Por: J.C. Ryle
Leer Mateo 26: 36 -46
¿Por qué encontramos a nuestro Señor tan entristecido y angustiado, como aquí se le describe? ¿Qué hemos de entender cuando dice: “Mi alma está muy triste, hasta la muerte”? ¿Por qué le vemos apartarse de sus discípulos, y postrarse sobre su rostro, y orar a su padre con grandes clamores, y repetir su oración tres veces? ¿Por qué está el todopoderoso Hijo de Dios, que había hecho tantos milagros, tan angustiado e inquieto? ¿Cómo es que Jesús, que había venido al mundo a morir, parece estar a punto de desmayar ante la inminencia de la muerte? ¿A qué se debe todo esto?
Solo hay una respuesta razonable a estas preguntas. El peso que agobiaba el alma de nuestro Señor no era el temor a la muerte, ni de la agonía de esta. Miles de personas han padecido los más agudos sufrimientos físicos y han muerto sin un solo quejido, y lo mismo, sin lugar a dudas, podría haber hecho nuestro Señor.

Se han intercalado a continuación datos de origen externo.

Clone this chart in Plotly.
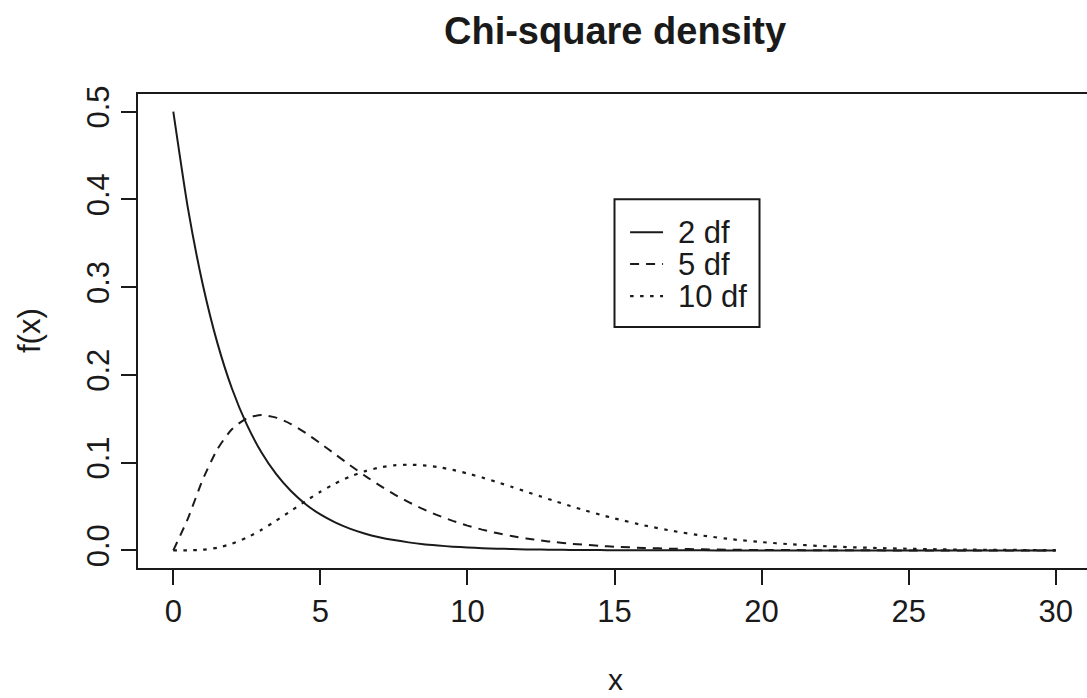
import plotly.graph_objects as go

# Sample points along x (finer where the curves bend most)
x_vals = [0, 0.5, 1, 1.5, 2, 2.5, 3, 3.5, 4, 4.5, 5, 5.5, 6, 6.5, 7, 7.5, 8, 8.5, 9, 9.5,
          10, 10.5, 11, 11.5, 12, 12.5, 13, 13.5, 14, 14.5, 15,
          16, 17, 18, 19, 20, 21, 22, 23, 24, 25, 26, 27, 28, 29, 30]

dens_2df = [0.5, 0.3894, 0.3033, 0.2362, 0.1839, 0.1433, 0.1116, 0.0869, 0.0677, 0.0527,
            0.0410, 0.0320, 0.0249, 0.0194, 0.0151, 0.0118, 0.0092, 0.0071, 0.0056, 0.0043,
            0.0034, 0.0026, 0.0020, 0.0016, 0.0012, 0.0010, 0.0008, 0.0006, 0.0005, 0.0004, 0.0003,
            0.0002, 0.0001, 0.0001, 0, 0, 0, 0, 0, 0, 0, 0, 0, 0, 0, 0]

dens_5df = [0, 0.0366, 0.0807, 0.1154, 0.1384, 0.1506, 0.1542, 0.1513, 0.1440, 0.1338,
            0.1220, 0.1097, 0.0973, 0.0854, 0.0744, 0.0642, 0.0551, 0.0470, 0.0399, 0.0337,
            0.0283, 0.0237, 0.0198, 0.0165, 0.0137, 0.0113, 0.0094, 0.0077, 0.0064, 0.0052, 0.0043,
            0.0029, 0.0019, 0.0013, 0.0008, 0.0005, 0.0004, 0.0002, 0.0001, 0.0001, 0, 0, 0, 0, 0, 0]

dens_10df = [0, 0.0001, 0.0008, 0.0031, 0.0077, 0.0146, 0.0235, 0.0340, 0.0451, 0.0563,
             0.0668, 0.0762, 0.0840, 0.0901, 0.0944, 0.0969, 0.0977, 0.0970, 0.0949, 0.0918,
             0.0877, 0.0831, 0.0779, 0.0725, 0.0669, 0.0614, 0.0559, 0.0506, 0.0456, 0.0409, 0.0365,
             0.0286, 0.0221, 0.0169, 0.0127, 0.0095, 0.0070, 0.0051, 0.0037, 0.0027, 0.0019,
             0.0013, 0.0009, 0.0007, 0.0005, 0.0003]

series_names = ["2 df", "5 df", "10 df"]
x_ticks = [0, 5, 10, 15, 20, 25, 30]
y_ticks = [0.0, 0.1, 0.2, 0.3, 0.4, 0.5]
y_tick_text = ["0.0", "0.1", "0.2", "0.3", "0.4", "0.5"]

FONT = "Liberation Sans"
INK = "#1a1a1a"
styles = [
    dict(dash="solid", width=2),
    dict(dash="9px,7px", width=2),
    dict(dash="3.5px,6.5px", width=2.2),
]

fig = go.Figure()
for name, ys, st in zip(series_names, [dens_2df, dens_5df, dens_10df], styles):
    fig.add_trace(go.Scatter(
        x=x_vals, y=ys, mode="lines", name=name, showlegend=False,
        line=dict(color=INK, width=st["width"], dash=st["dash"], shape="spline", smoothing=0.6),
    ))

# Boxed key placed at (15, 0.4) in data units
key_x0, key_y0, key_x1, key_y1 = 15, 0.4, 19.93, 0.2545
fig.add_shape(type="rect", xref="x", yref="y", x0=key_x0, y0=key_y0, x1=key_x1, y1=key_y1,
              line=dict(color=INK, width=2), fillcolor="white", layer="above")
key_rows = [0.3626, 0.3262, 0.2897]
for name, yy, st in zip(series_names, key_rows, styles):
    fig.add_shape(type="line", xref="x", yref="y", x0=15.53, x1=16.65, y0=yy, y1=yy,
                  line=dict(color=INK, width=st["width"], dash=st["dash"]), layer="above")
    fig.add_annotation(x=17.1, y=yy, xref="x", yref="y", text=name, showarrow=False,
                       xanchor="left", yanchor="middle",
                       font=dict(family=FONT, size=31, color=INK))

fig.add_annotation(text="<b>Chi-square density</b>", xref="paper", yref="paper",
                   x=(615 - 138) / 949, y=(568 - 31) / 474, xanchor="center", yanchor="middle",
                   showarrow=False, font=dict(family=FONT, size=38, color=INK))
fig.add_annotation(text="x", xref="paper", yref="paper",
                   x=(615 - 138) / 949, y=(568 - 679) / 474, xanchor="center", yanchor="middle",
                   showarrow=False, font=dict(family=FONT, size=30, color=INK))
fig.add_annotation(text="f(x)", xref="paper", yref="paper", textangle=-90,
                   x=(29 - 138) / 949, y=0.5, xanchor="center", yanchor="middle",
                   showarrow=False, font=dict(family=FONT, size=31, color=INK))

axis_common = dict(
    showgrid=False, zeroline=False, showline=True, linecolor=INK, linewidth=2,
    ticks="outside", ticklen=15, tickwidth=2, tickcolor=INK,
    tickfont=dict(family=FONT, size=31, color=INK),
)
fig.update_xaxes(range=[-1.2, 31.064], tickvals=x_ticks, mirror=True, **axis_common)
fig.update_yaxes(range=[-0.02, 0.52], tickvals=y_ticks, ticktext=y_tick_text,
                 tickangle=-90, **axis_common)

fig.update_layout(
    width=1087, height=698,
    margin=dict(l=138, r=0, t=94, b=130),
    paper_bgcolor="white", plot_bgcolor="white",
    font=dict(family=FONT, color=INK),
)

fig.write_html("out.html")
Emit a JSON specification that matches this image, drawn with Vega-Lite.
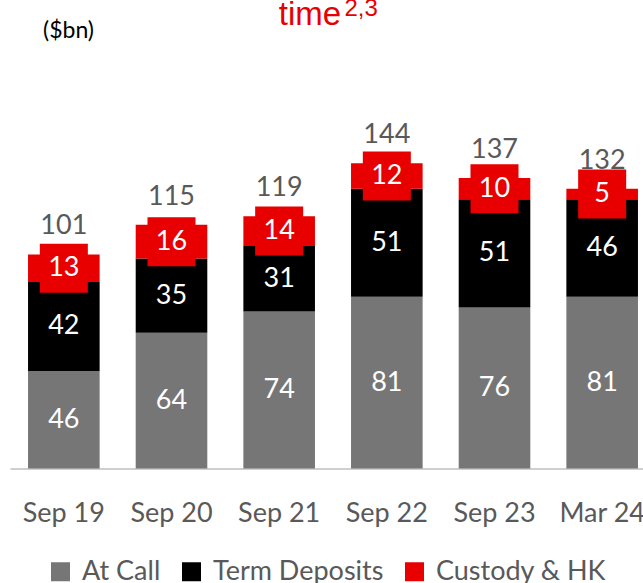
{
  "$schema": "https://vega.github.io/schema/vega-lite/v6.json",
  "autosize": "none",
  "width": 646,
  "height": 318,
  "padding": {"left": 10, "top": 150.5, "right": 0, "bottom": 114.5},
  "background": "white",
  "title": {
    "text": "time",
    "color": "#E80000",
    "font": "Liberation Sans",
    "fontSize": 33,
    "fontWeight": "normal",
    "anchor": "middle",
    "frame": "group",
    "baseline": "alphabetic",
    "dx": -23,
    "dy": 66
  },
  "config": {
    "view": {"stroke": null},
    "font": "Lato"
  },
  "data": {
    "values": [
      {"period": "Sep 19", "series": "At Call", "order": 1, "value": 46},
      {"period": "Sep 19", "series": "Term Deposits", "order": 2, "value": 42},
      {"period": "Sep 19", "series": "Custody & HK", "order": 3, "value": 13},
      {"period": "Sep 20", "series": "At Call", "order": 1, "value": 64},
      {"period": "Sep 20", "series": "Term Deposits", "order": 2, "value": 35},
      {"period": "Sep 20", "series": "Custody & HK", "order": 3, "value": 16},
      {"period": "Sep 21", "series": "At Call", "order": 1, "value": 74},
      {"period": "Sep 21", "series": "Term Deposits", "order": 2, "value": 31},
      {"period": "Sep 21", "series": "Custody & HK", "order": 3, "value": 14},
      {"period": "Sep 22", "series": "At Call", "order": 1, "value": 81},
      {"period": "Sep 22", "series": "Term Deposits", "order": 2, "value": 51},
      {"period": "Sep 22", "series": "Custody & HK", "order": 3, "value": 12},
      {"period": "Sep 23", "series": "At Call", "order": 1, "value": 76},
      {"period": "Sep 23", "series": "Term Deposits", "order": 2, "value": 51},
      {"period": "Sep 23", "series": "Custody & HK", "order": 3, "value": 10},
      {"period": "Mar 24", "series": "At Call", "order": 1, "value": 81},
      {"period": "Mar 24", "series": "Term Deposits", "order": 2, "value": 46},
      {"period": "Mar 24", "series": "Custody & HK", "order": 3, "value": 5}
    ]
  },
  "transform": [
    {"stack": "value", "groupby": ["period"], "sort": [{"field": "order", "order": "ascending"}], "as": ["v0", "v1"]},
    {"calculate": "(datum.v0 + datum.v1) / 2", "as": "mid"}
  ],
  "encoding": {
    "x": {
      "field": "period",
      "type": "nominal",
      "sort": ["Sep 19", "Sep 20", "Sep 21", "Sep 22", "Sep 23", "Mar 24"],
      "scale": {"paddingInner": 0.335, "paddingOuter": 0.1675},
      "axis": {
        "title": "2,3",
        "titleColor": "#E80000",
        "titleFont": "Liberation Sans",
        "titleFontSize": 24,
        "titleFontWeight": "normal",
        "titleAlign": "left",
        "titleBaseline": "alphabetic",
        "titleAngle": 0,
        "titleX": 334,
        "titleY": -453.5,
        "labelAngle": 0,
        "labelFontSize": 27,
        "labelColor": "#595959",
        "labelPadding": 32,
        "ticks": false,
        "domainColor": "#BFBFBF",
        "domainWidth": 1.5,
        "grid": false
      }
    }
  },
  "layer": [
    {
      "mark": {"type": "bar"},
      "encoding": {
        "y": {
          "field": "v1",
          "type": "quantitative",
          "scale": {"domain": [0, 150], "nice": false},
          "axis": {
            "title": "($bn)",
            "titleAngle": 0,
            "titleAlign": "center",
            "titleBaseline": "alphabetic",
            "titleX": 58,
            "titleY": -113,
            "titleFontSize": 23,
            "titleFontWeight": "normal",
            "titleColor": "#000000",
            "labels": false,
            "ticks": false,
            "domain": false,
            "grid": false
          }
        },
        "y2": {"field": "v0"},
        "color": {
          "field": "series",
          "type": "nominal",
          "scale": {
            "domain": ["At Call", "Term Deposits", "Custody & HK"],
            "range": ["#767676", "#000000", "#E80000"]
          },
          "legend": {
            "title": null,
            "orient": "none",
            "legendX": 37,
            "legendY": 407.5,
            "direction": "horizontal",
            "symbolType": "square",
            "symbolSize": 361,
            "symbolStrokeWidth": 0,
            "symbolOpacity": 1,
            "labelFontSize": 27,
            "labelColor": "#595959",
            "labelOffset": 8,
            "labelLimit": 400,
            "columnPadding": 17
          }
        }
      }
    },
    {
      "transform": [{"filter": "datum.series === 'Custody & HK'"}],
      "mark": {"type": "point", "shape": "M-0.98,-1H0.98V1H-0.98Z", "filled": true, "color": "#E80000", "opacity": 1, "size": 2401, "strokeWidth": 0},
      "encoding": {
        "y": {"field": "mid", "type": "quantitative"}
      }
    },
    {
      "mark": {"type": "text", "color": "white", "fontSize": 27, "baseline": "middle", "align": "center"},
      "encoding": {
        "y": {"field": "mid", "type": "quantitative"},
        "text": {"field": "value", "type": "quantitative"}
      }
    },
    {
      "mark": {"type": "text", "color": "#595959", "fontSize": 27, "baseline": "middle", "align": "center", "dy": -28},
      "encoding": {
        "y": {"aggregate": "sum", "field": "value", "type": "quantitative"},
        "text": {"aggregate": "sum", "field": "value", "type": "quantitative"}
      }
    }
  ]
}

Pero el verdadero peso que abrumaba el corazón de Jesús era el peso del pecado del mundo, el cual parece haberle oprimido en ese momento de forma particularmente fuerte; era la carga de nuestra culpa impuesta sobre Él, que en ese momento cayó sobre Él como sobre la cabeza de un macho cabrío expiatorio. La inmensidad de esa carga no la puede imaginar ningún corazón humano.
Solamente lo puede entender Dios. Hace bien la Letanía griega cuando habla de los “inconcebibles sufrimientos de Cristo”. Scott probablemente lleva razón al decir, refiriéndose a esto, que “Cristo, en aquel momento, sufrió tanta amargura del mismo tipo que sufrirán los espíritus condenados como es posible que coexista con una conciencia pura, un amor perfecto a Dios y a los hombres y una absoluta confianza en la gloria del acontecimiento”.
*John Charles Ryle fue un obispo evangélico anglicano inglés. Fue el primer obispo anglicano de Liverpool y uno de los líderes evangélicos más importantes de su tiempo.